If you’re seeking some company in your distaste for city life, go no farther than Haggard’s rendition of “Big City,” which he sang with such scorn and sincerity.

“That’s the Way Love Goes” – That’s the Way Love Goes (1983)

Turning to one of Haggard’s lighter songs, “That’s the Way Love Goes,” the country singer begins by talking of good things like luck and love. The song was originally performed by Johnny Rodriguez a decade ago, in 1973.

“Yesterday’s Wine” – A Taste of Yesterday’s Wine (1982)

Willie Nelson wrote and performed “Yesterday’s Wine” first, but it was with Haggard and George Jones’ version that the song became prominently recognized on radio stations.

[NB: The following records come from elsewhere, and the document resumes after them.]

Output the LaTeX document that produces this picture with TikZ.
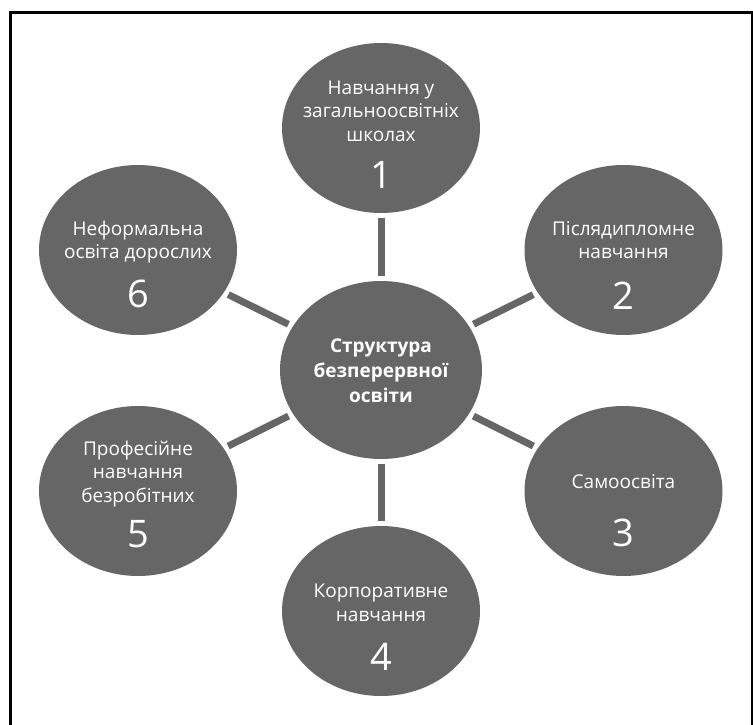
\documentclass[tikz,border=0pt]{standalone}
\usepackage{fontspec}
\setmainfont{Open Sans}
\usetikzlibrary{shapes.geometric}
\definecolor{discgray}{HTML}{666666}
\begin{document}
\begin{tikzpicture}[x=1pt,y=-1pt,
  disc/.style={ellipse, fill=discgray, draw=none, inner sep=0pt, outer sep=0pt,
               minimum width=198pt, minimum height=170pt},
  hub/.style={disc, minimum width=202pt, minimum height=178pt},
  lbl/.style={text=white, align=center, inner sep=0pt,
              font=\fontsize{19}{23.5}\selectfont},
  hublbl/.style={text=white, align=center, inner sep=0pt,
              font=\fontsize{19}{25}\selectfont\bfseries},
  num/.style={text=white, inner sep=0pt, font=\fontsize{38}{40}\selectfont},
  conn/.style={draw=discgray, line width=7pt, shorten <=5pt, shorten >=5pt},
  frame/.style={draw=black, line width=3pt}]
\useasboundingbox (0,0) rectangle (753,725);
\fill[white] (0,0) rectangle (753,725);
\draw[frame] (10,727) -- (10,12.5) -- (752.5,12.5) -- (752.5,727);

% circles
\node[hub]  (c)  at (381,370) {};
\node[disc] (n1) at (381,128) {};
\node[disc] (n2) at (623.5,250) {};
\node[disc] (n3) at (623.5,491) {};
\node[disc] (n4) at (381,611) {};
\node[disc] (n5) at (138,491) {};
\node[disc] (n6) at (138,250) {};

% connectors
\foreach \n in {n1,n2,n3,n4,n5,n6}
  \draw[conn] (c) -- (\n);

% labels
\node[hublbl] (tc) at (381,371) {Структура\\безперервної\\освіти};
\node[lbl] (t1) at (381,111) {Навчання у\\загальноосвітніх\\школах};
\node[num] (d1) at (381,175) {1};
\node[lbl] (t2) at (623.5,240) {Післядипломне\\навчання};
\node[num] (d2) at (623.5,296) {2};
\node[lbl] (t3) at (623.5,482) {Самоосвіта};
\node[num] (d3) at (623.5,533) {3};
\node[lbl] (t4) at (381,603) {Корпоративне\\навчання};
\node[num] (d4) at (381,657) {4};
\node[lbl] (t5) at (138,474) {Професійне\\навчання\\безробітних};
\node[num] (d5) at (138,534) {5};
\node[lbl] (t6) at (138,242) {Неформальна\\освіта дорослих};
\node[num] (d6) at (138,294) {6};
\end{tikzpicture}
\end{document}
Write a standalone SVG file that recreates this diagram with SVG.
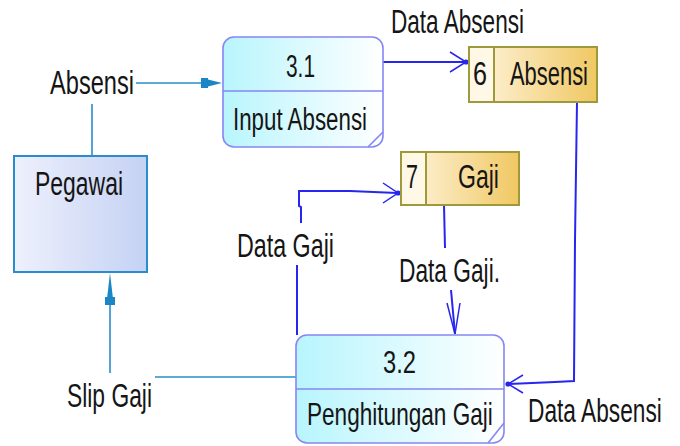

The song was a perfect match for the two vocalists, who were often singled out as two of the best interpreters of true country music and had both faced numerous personal struggles throughout their separate careers.

“Pancho and Lefty” Pancho and Lefty (1983)

“Pancho and Lefty,” originally written by country legend Townes Van Zandt, was recorded by Haggard along with Willie Nelson for their 1983 duet album with the same name. The ballad was a No. 1 success for the two, carrying the story of a country fugitive.